## Input rows
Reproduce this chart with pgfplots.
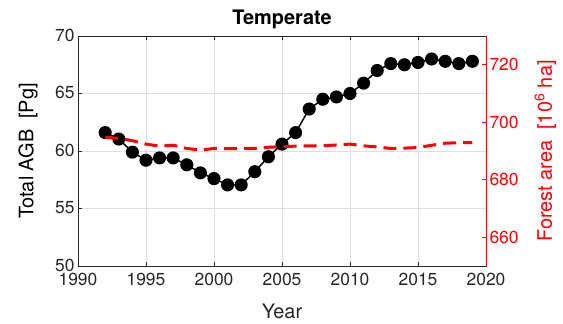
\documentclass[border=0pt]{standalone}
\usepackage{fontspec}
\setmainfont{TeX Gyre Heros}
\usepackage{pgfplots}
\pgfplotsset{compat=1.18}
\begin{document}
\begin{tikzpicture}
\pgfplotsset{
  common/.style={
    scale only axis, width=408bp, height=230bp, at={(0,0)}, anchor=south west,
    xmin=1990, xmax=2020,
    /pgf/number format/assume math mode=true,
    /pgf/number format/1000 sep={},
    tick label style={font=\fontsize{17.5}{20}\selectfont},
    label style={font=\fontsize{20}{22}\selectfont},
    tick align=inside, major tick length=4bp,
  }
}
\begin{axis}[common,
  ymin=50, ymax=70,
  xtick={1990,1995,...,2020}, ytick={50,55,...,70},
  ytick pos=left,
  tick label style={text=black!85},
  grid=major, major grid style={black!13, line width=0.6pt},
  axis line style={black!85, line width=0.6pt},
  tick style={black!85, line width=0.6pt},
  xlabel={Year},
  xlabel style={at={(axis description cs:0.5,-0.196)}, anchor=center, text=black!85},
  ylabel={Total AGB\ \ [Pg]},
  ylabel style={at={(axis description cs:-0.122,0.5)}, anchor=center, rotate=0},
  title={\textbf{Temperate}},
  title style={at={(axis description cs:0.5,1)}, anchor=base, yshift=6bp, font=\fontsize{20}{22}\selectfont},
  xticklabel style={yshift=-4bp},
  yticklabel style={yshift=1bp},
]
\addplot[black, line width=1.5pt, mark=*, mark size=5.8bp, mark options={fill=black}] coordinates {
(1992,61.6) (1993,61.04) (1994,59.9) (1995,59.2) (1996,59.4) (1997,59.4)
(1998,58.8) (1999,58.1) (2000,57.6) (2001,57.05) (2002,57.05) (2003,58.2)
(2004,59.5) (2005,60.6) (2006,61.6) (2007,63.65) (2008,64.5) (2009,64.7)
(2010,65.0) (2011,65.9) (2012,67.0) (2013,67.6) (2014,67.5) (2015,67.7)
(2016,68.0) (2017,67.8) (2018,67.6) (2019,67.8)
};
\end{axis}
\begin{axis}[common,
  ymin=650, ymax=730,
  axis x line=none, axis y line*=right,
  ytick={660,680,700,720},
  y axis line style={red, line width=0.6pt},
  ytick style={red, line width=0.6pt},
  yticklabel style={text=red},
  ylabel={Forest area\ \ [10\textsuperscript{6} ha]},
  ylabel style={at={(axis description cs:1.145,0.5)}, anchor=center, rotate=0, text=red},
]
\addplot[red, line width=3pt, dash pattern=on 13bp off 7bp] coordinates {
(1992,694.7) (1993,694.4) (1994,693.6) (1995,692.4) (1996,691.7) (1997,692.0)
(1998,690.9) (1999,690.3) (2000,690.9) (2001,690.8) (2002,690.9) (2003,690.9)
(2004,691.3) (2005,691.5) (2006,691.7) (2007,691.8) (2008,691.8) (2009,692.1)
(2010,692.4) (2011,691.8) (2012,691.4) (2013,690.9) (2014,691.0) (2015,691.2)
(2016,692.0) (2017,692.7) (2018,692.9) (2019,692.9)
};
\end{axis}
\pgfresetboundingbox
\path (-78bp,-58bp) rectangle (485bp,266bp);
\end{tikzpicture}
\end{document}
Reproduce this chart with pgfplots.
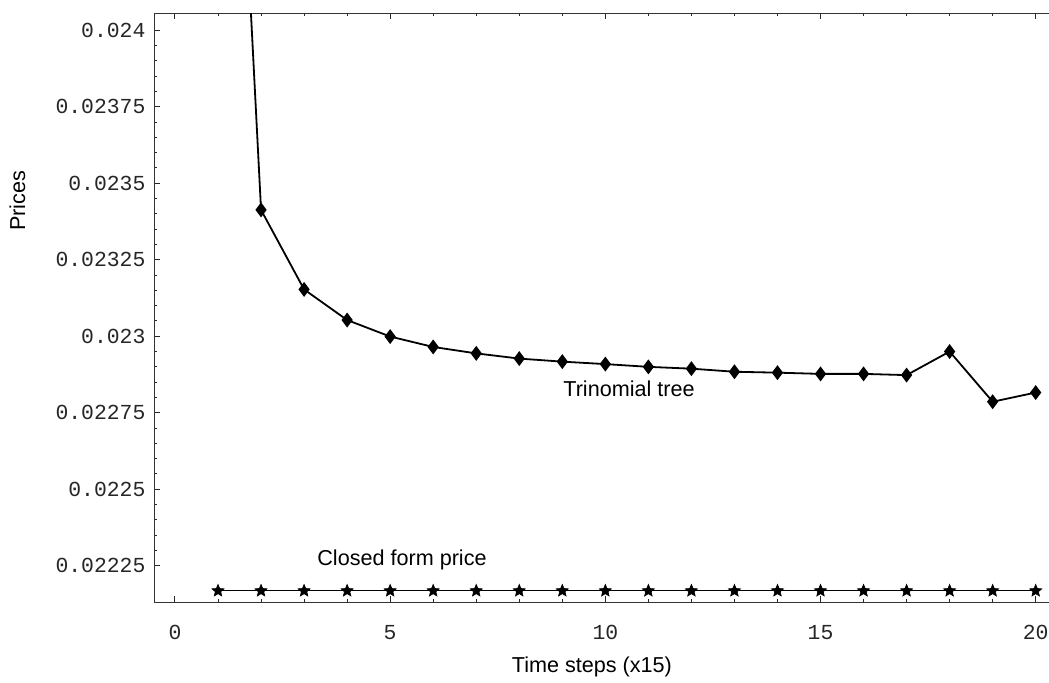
* * *
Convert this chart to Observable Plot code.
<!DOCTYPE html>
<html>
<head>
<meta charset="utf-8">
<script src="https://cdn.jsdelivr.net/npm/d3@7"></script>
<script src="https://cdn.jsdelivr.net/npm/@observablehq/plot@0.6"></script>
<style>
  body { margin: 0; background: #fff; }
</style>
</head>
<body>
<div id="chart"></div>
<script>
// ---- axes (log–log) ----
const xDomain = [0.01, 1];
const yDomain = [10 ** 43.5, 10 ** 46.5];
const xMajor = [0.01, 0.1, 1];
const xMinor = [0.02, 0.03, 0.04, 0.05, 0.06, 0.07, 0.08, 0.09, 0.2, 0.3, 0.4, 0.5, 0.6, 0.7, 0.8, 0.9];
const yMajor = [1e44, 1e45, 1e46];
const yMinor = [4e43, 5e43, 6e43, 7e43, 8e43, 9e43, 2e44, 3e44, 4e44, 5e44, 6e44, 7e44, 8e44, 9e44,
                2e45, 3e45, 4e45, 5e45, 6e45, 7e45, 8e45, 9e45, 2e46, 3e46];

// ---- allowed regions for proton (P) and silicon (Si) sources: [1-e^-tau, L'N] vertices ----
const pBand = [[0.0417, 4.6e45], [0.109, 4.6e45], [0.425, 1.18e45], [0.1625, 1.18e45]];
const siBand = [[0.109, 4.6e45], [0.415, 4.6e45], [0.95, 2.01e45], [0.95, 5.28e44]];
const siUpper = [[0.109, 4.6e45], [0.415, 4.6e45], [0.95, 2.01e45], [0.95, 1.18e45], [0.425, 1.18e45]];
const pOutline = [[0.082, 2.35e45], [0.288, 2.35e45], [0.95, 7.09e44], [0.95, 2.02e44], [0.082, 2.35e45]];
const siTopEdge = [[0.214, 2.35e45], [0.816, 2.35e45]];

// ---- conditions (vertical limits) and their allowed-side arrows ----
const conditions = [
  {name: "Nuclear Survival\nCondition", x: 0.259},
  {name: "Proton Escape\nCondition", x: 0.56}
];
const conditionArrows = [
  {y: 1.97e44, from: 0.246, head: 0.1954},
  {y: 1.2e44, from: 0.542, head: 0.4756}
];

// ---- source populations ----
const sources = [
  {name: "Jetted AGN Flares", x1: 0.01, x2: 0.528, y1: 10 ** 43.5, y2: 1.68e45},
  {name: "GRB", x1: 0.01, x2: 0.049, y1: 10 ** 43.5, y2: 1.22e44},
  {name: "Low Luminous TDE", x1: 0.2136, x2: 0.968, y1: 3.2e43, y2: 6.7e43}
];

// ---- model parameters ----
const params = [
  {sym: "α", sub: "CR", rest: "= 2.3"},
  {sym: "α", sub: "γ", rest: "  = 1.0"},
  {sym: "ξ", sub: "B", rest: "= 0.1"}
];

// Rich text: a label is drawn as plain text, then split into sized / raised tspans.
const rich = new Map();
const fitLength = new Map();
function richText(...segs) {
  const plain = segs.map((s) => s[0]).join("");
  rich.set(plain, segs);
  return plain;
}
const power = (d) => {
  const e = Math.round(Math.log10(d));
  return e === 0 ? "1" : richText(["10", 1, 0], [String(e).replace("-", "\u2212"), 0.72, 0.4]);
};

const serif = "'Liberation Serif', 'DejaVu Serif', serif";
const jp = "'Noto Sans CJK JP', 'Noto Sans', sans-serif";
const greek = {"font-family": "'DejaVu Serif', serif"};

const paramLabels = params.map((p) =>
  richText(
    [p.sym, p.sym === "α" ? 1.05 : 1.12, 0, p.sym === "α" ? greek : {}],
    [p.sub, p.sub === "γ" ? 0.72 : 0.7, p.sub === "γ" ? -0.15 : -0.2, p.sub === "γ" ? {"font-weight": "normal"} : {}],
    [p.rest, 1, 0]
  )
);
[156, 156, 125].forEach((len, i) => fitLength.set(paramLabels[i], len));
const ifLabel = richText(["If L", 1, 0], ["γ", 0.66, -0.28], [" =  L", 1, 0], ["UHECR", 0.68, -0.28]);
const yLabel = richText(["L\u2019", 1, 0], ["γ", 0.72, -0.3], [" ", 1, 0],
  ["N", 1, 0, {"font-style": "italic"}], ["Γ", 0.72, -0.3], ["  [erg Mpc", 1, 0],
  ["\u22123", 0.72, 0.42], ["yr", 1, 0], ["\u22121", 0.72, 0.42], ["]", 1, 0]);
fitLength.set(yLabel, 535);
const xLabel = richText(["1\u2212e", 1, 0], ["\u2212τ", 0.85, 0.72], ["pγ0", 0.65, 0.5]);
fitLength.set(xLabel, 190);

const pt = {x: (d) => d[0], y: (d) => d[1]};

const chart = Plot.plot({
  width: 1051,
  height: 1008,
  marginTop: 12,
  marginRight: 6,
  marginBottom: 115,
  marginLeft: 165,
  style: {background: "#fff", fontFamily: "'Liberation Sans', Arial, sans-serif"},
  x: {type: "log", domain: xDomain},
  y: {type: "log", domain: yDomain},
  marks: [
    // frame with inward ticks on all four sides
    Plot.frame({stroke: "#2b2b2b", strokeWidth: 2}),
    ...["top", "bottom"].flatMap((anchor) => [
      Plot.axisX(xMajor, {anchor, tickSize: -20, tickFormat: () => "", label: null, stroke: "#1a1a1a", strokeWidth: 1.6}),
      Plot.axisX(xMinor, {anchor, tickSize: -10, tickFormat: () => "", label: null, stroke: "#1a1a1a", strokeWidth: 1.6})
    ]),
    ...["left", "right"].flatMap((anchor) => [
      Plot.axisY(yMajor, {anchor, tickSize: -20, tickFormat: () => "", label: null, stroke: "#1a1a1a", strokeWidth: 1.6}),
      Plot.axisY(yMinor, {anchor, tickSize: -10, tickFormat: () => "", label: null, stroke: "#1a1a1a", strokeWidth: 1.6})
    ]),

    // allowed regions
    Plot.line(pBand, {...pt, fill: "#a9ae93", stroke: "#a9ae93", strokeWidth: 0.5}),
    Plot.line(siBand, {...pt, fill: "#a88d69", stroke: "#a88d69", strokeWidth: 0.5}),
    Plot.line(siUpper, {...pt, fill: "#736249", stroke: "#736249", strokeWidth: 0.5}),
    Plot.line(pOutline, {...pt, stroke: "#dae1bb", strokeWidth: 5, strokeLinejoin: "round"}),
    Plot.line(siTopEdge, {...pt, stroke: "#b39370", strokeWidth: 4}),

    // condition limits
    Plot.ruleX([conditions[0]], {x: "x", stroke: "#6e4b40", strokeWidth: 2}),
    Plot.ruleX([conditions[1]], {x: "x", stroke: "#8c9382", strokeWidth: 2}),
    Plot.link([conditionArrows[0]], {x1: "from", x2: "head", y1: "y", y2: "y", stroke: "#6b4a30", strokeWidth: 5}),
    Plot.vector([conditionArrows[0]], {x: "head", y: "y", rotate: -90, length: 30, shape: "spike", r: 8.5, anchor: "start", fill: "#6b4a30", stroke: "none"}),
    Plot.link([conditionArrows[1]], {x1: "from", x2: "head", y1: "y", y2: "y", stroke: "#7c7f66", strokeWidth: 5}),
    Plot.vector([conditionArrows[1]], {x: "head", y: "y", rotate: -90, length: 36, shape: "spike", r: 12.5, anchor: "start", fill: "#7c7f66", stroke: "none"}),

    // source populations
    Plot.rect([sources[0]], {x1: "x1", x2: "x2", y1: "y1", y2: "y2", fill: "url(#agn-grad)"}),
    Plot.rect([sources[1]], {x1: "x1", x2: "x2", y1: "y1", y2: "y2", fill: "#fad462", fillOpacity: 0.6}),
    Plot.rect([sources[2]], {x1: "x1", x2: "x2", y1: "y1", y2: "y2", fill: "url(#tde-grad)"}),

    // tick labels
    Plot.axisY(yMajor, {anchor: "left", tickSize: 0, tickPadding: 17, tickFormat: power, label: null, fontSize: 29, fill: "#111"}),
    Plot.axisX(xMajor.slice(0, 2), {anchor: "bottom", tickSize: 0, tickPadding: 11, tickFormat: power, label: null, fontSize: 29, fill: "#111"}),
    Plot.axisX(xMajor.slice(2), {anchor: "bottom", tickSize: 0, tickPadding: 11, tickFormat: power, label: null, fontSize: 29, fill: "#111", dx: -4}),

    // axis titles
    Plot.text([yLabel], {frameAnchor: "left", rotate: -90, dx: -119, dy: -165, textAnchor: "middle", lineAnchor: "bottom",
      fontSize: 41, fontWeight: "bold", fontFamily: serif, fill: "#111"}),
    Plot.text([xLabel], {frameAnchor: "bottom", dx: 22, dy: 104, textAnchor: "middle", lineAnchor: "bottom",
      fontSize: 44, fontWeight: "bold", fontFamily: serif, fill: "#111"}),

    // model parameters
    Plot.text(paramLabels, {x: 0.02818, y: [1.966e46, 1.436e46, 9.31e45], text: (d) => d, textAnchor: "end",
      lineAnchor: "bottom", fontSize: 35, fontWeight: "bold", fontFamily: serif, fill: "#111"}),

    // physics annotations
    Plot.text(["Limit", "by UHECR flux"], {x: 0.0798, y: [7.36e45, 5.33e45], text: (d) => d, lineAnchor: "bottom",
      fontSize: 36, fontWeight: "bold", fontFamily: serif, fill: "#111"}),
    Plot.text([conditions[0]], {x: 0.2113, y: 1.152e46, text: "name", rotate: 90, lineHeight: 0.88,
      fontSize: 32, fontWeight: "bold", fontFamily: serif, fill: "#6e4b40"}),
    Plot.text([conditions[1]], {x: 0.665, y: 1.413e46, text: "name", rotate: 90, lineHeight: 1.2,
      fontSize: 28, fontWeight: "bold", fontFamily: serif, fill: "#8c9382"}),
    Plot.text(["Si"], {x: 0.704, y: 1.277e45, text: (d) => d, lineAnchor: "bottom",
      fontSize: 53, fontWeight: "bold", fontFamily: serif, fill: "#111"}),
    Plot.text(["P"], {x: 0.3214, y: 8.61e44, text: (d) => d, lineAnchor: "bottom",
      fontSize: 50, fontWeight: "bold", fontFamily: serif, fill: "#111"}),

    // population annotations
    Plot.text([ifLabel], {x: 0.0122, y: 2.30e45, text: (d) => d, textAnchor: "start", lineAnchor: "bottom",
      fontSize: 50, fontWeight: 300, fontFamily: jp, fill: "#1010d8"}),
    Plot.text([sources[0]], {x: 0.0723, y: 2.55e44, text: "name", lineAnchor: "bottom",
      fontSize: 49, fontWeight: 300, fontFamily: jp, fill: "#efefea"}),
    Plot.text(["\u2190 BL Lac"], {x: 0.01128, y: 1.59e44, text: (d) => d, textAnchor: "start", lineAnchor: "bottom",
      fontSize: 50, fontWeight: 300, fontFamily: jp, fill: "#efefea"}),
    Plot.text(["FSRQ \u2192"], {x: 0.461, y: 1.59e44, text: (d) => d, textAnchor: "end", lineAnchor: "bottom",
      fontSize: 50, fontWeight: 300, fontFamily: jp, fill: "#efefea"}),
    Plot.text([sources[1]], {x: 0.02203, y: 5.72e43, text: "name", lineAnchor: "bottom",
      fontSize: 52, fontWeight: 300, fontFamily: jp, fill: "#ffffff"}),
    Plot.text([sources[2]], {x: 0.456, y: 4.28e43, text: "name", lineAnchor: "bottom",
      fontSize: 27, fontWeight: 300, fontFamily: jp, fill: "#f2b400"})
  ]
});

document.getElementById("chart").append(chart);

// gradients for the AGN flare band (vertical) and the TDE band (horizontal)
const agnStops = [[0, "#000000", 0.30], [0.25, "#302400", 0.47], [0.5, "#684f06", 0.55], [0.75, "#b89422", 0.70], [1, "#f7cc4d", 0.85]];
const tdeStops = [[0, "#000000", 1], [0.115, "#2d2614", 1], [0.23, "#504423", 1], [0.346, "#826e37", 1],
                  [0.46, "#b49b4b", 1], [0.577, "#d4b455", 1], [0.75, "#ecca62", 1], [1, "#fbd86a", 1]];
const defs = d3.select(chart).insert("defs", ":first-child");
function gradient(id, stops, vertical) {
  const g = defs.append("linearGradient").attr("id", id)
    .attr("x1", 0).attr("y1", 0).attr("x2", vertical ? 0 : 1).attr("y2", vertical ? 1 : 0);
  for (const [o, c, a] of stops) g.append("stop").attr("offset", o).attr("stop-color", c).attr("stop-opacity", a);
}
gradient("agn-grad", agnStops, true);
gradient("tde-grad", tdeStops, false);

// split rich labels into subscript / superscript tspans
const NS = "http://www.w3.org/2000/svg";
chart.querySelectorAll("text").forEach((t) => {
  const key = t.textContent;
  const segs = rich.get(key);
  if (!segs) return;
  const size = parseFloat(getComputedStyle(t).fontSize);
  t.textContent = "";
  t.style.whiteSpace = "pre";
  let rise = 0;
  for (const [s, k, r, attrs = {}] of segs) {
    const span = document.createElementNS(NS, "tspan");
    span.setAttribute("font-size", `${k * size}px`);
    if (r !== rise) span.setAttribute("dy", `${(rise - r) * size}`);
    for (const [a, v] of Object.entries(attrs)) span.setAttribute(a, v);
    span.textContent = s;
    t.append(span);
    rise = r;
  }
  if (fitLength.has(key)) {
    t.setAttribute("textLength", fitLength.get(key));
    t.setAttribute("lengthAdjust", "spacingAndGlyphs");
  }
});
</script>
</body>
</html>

## Goal
Exactly the lines above from the one with "Convert this chart to Observable Plot code." to the one with "2e45, 3e45, 4e45, 5e45, 6e45, 7e45, 8e45, 9e45, 2e46, 3e46];", both included, are to be quoted; leave the rest out.

## Written answer
Convert this chart to Observable Plot code.
<!DOCTYPE html>
<html>
<head>
<meta charset="utf-8">
<script src="https://cdn.jsdelivr.net/npm/d3@7"></script>
<script src="https://cdn.jsdelivr.net/npm/@observablehq/plot@0.6"></script>
<style>
  body { margin: 0; background: #fff; }
</style>
</head>
<body>
<div id="chart"></div>
<script>
// ---- axes (log–log) ----
const xDomain = [0.01, 1];
const yDomain = [10 ** 43.5, 10 ** 46.5];
const xMajor = [0.01, 0.1, 1];
const xMinor = [0.02, 0.03, 0.04, 0.05, 0.06, 0.07, 0.08, 0.09, 0.2, 0.3, 0.4, 0.5, 0.6, 0.7, 0.8, 0.9];
const yMajor = [1e44, 1e45, 1e46];
const yMinor = [4e43, 5e43, 6e43, 7e43, 8e43, 9e43, 2e44, 3e44, 4e44, 5e44, 6e44, 7e44, 8e44, 9e44,
                2e45, 3e45, 4e45, 5e45, 6e45, 7e45, 8e45, 9e45, 2e46, 3e46];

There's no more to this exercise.